--- START OF COLLECTED DATA ---
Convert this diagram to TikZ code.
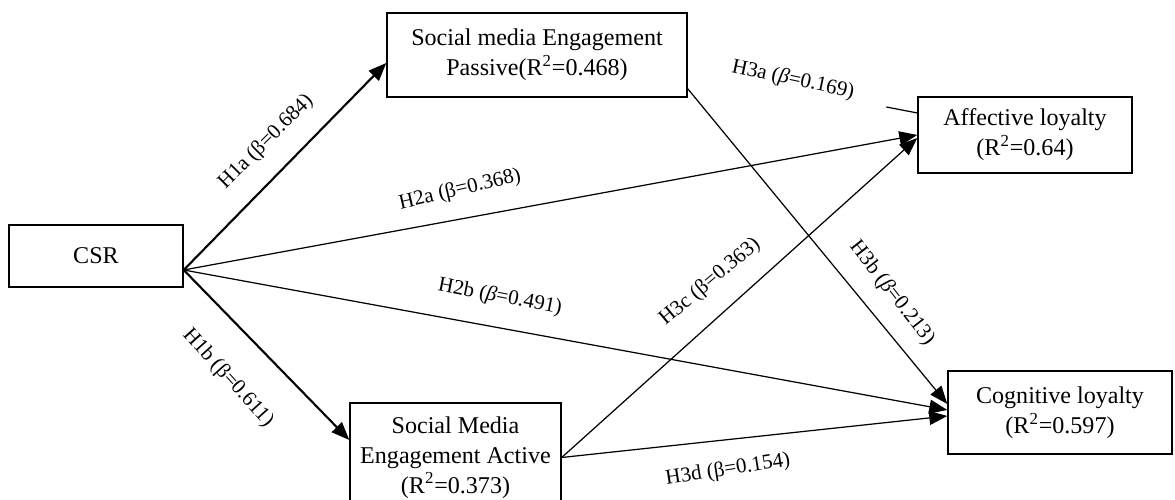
\documentclass[tikz,border=0pt]{standalone}
\usepackage{fontspec}
\setmainfont{Liberation Serif}
\usepackage{tikz}
\usetikzlibrary{positioning,arrows.meta,calc}
\newcommand{\bfont}{\fontsize{13.7}{17}\selectfont}
\newcommand{\lfont}{\fontsize{12}{14}\selectfont}
\newcommand{\rsq}[1]{R\textsuperscript{2}=#1}
\begin{document}
\begin{tikzpicture}[
        cbox/.style={draw, line width=0.8pt, align=center, inner sep=2pt, font=\bfont},
        lab/.style={inner sep=0pt, font=\lfont},
        arr/.style={-{Triangle[length=0.36cm,width=0.28cm]}, line width=0.7pt},
        tarr/.style={arr, line width=1.2pt}
    ]
    \clip (0,0) rectangle (23.5,10);
    \node[cbox, minimum width=3.48cm, minimum height=1.24cm] (csr) at (1.92,4.88) {CSR};
    \node[cbox, minimum width=6.0cm, minimum height=1.68cm] (pas) at (10.74,8.90) {%
      Social media Engagement\\Passive(\rsq{0.468})%
    };
    \node[cbox, minimum width=4.22cm, minimum height=2.18cm] (act) at (9.11,0.85) {%
      Social Media\\Engagement Active\\(\rsq{0.373})%
    };
    \node[cbox, minimum width=4.28cm, minimum height=1.52cm] (aff) at (20.5,7.30) {%
      Affective loyalty\\(\rsq{0.64})%
    };
    \node[cbox, minimum width=4.48cm, minimum height=1.66cm] (cog) at (21.2,1.75) {%
      Cognitive loyalty\\(\rsq{0.597})%
    };
    \coordinate (src) at ($(csr.east)+(0,-0.28)$);
    \draw[tarr] (src) -- ($(pas.west)+(0,-0.16)$);
    \draw[tarr] (src) -- ($(act.west)+(0,0.35)$);
    \draw[arr] (src) -- (aff.west);
    \draw[arr] (src) -- ($(cog.west)+(0,0.05)$);
    \draw[arr] ($(pas.south east)+(0,0.18)$) -- ($(cog.west)+(0,0.17)$);
    \draw[arr] (act.east) -- ($(aff.west)+(0,-0.06)$);
    \draw[arr] (act.east) -- ($(cog.west)+(0,-0.07)$);
    \coordinate (stub) at ($(aff.west)+(-0.62,0.56)$);
    \draw[line width=0.7pt] (stub) -- ($(aff.west)+(0,0.44)$);
    \node[lab, rotate=45] (l1a) at (5.32,7.16) {H1a (β=0.684)};
    \node[lab, rotate=-48] (l1b) at (4.56,2.44) {H1b (β=0.611)};
    \node[lab, rotate=13] (l2a) at (9.2,6.2) {H2a (β=0.368)};
    \node[lab, rotate=-11] (l2b) at (10.0,4.06) {H2b ({\itshape β}=0.491)};
    \node[lab, rotate=-12] (l3a) at (15.86,8.4) {H3a ({\itshape β}=0.169)};
    \node[lab, rotate=-52] (l3b) at (17.84,4.14) {H3b ({\itshape β}=0.213)};
    \node[lab, rotate=40] (l3c) at (14.2,4.36) {H3c (β=0.363)};
    \node[lab, rotate=9] (l3d) at (14.56,0.6) {H3d (β=0.154)};
\end{tikzpicture}
\end{document}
--- END OF COLLECTED DATA ---
Extract the full listing exactly, with the pictures left out.

Convert this diagram to TikZ code.
\documentclass[tikz,border=0pt]{standalone}
\usepackage{fontspec}
\setmainfont{Liberation Serif}
\usepackage{tikz}
\usetikzlibrary{positioning,arrows.meta,calc}
\newcommand{\bfont}{\fontsize{13.7}{17}\selectfont}
\newcommand{\lfont}{\fontsize{12}{14}\selectfont}
\newcommand{\rsq}[1]{R\textsuperscript{2}=#1}
\begin{document}
\begin{tikzpicture}[
        cbox/.style={draw, line width=0.8pt, align=center, inner sep=2pt, font=\bfont},
        lab/.style={inner sep=0pt, font=\lfont},
        arr/.style={-{Triangle[length=0.36cm,width=0.28cm]}, line width=0.7pt},
        tarr/.style={arr, line width=1.2pt}
    ]
    \clip (0,0) rectangle (23.5,10);
    \node[cbox, minimum width=3.48cm, minimum height=1.24cm] (csr) at (1.92,4.88) {CSR};
    \node[cbox, minimum width=6.0cm, minimum height=1.68cm] (pas) at (10.74,8.90) {%
      Social media Engagement\\Passive(\rsq{0.468})%
    };
    \node[cbox, minimum width=4.22cm, minimum height=2.18cm] (act) at (9.11,0.85) {%
      Social Media\\Engagement Active\\(\rsq{0.373})%
    };
    \node[cbox, minimum width=4.28cm, minimum height=1.52cm] (aff) at (20.5,7.30) {%
      Affective loyalty\\(\rsq{0.64})%
    };
    \node[cbox, minimum width=4.48cm, minimum height=1.66cm] (cog) at (21.2,1.75) {%
      Cognitive loyalty\\(\rsq{0.597})%
    };
    \coordinate (src) at ($(csr.east)+(0,-0.28)$);
    \draw[tarr] (src) -- ($(pas.west)+(0,-0.16)$);
    \draw[tarr] (src) -- ($(act.west)+(0,0.35)$);
    \draw[arr] (src) -- (aff.west);
    \draw[arr] (src) -- ($(cog.west)+(0,0.05)$);
    \draw[arr] ($(pas.south east)+(0,0.18)$) -- ($(cog.west)+(0,0.17)$);
    \draw[arr] (act.east) -- ($(aff.west)+(0,-0.06)$);
    \draw[arr] (act.east) -- ($(cog.west)+(0,-0.07)$);
    \coordinate (stub) at ($(aff.west)+(-0.62,0.56)$);
    \draw[line width=0.7pt] (stub) -- ($(aff.west)+(0,0.44)$);
    \node[lab, rotate=45] (l1a) at (5.32,7.16) {H1a (β=0.684)};
    \node[lab, rotate=-48] (l1b) at (4.56,2.44) {H1b (β=0.611)};
    \node[lab, rotate=13] (l2a) at (9.2,6.2) {H2a (β=0.368)};
    \node[lab, rotate=-11] (l2b) at (10.0,4.06) {H2b ({\itshape β}=0.491)};
    \node[lab, rotate=-12] (l3a) at (15.86,8.4) {H3a ({\itshape β}=0.169)};
    \node[lab, rotate=-52] (l3b) at (17.84,4.14) {H3b ({\itshape β}=0.213)};
    \node[lab, rotate=40] (l3c) at (14.2,4.36) {H3c (β=0.363)};
    \node[lab, rotate=9] (l3d) at (14.56,0.6) {H3d (β=0.154)};
\end{tikzpicture}
\end{document}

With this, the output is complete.